Ottumwa begins drying out after stalled system

OTTUMWA — After three soggy days, you might think Jeff Hendred would be losing his mind.

It’s one thing to be cooped up indoors as an adult. It’s quite another to be stuck inside when you’re a child. And Hendred spends his days inside with a couple hundred children.

The relentless rains that started the week meant days of indoor recess for students at Douma Elementary School, where Hendred is principal. But students and teachers alike just rolled with the weather.

“They handled it well,” Hendred said. “Some got a little anxious.”

The system now moving out of Iowa dumped 2.12 inches of rain on Ottumwa according to the National Weather Service, though amounts did vary depending on precisely where the rain gauges were.

Kenny Podrazik of the NWS said the system was unusual.

Ottumwa’s rains came from a large low pressure system.

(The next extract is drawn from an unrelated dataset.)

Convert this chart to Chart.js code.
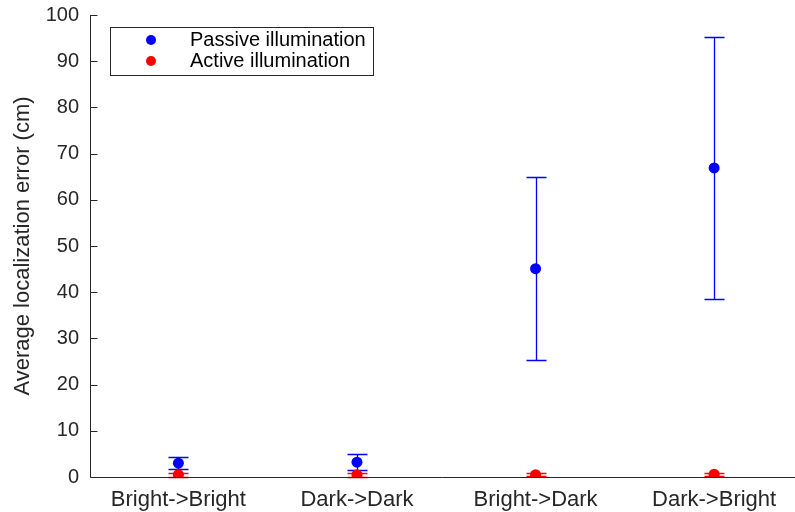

Such storms usually track through in a day or so as they ride the jet stream across North America.

That didn’t happen this time.

There are actually two jet streams that can guide weather in the United States. The northern branch of the jet is farther into Canada than is normal this time of year, while the southern branch is over Mexico. The combination left this system to meander across the Midwest.

The east coast also has a strong high pressure ridge in place, something Podrazik said helped block this storm’s path out of Iowa.

“The jet stream right now is farther north, so it was cut off from the main flow of the atmosphere,” he said. “Usually when this kind of thing occurs, it goes on for several days.”

Wednesday was not sunny, but it was mostly dry. That was enough for many in and around Ottumwa. The break meant Geoff Kent and Rick Rachford could get back to restoring the façade on a building in the 200 block of East Second Street.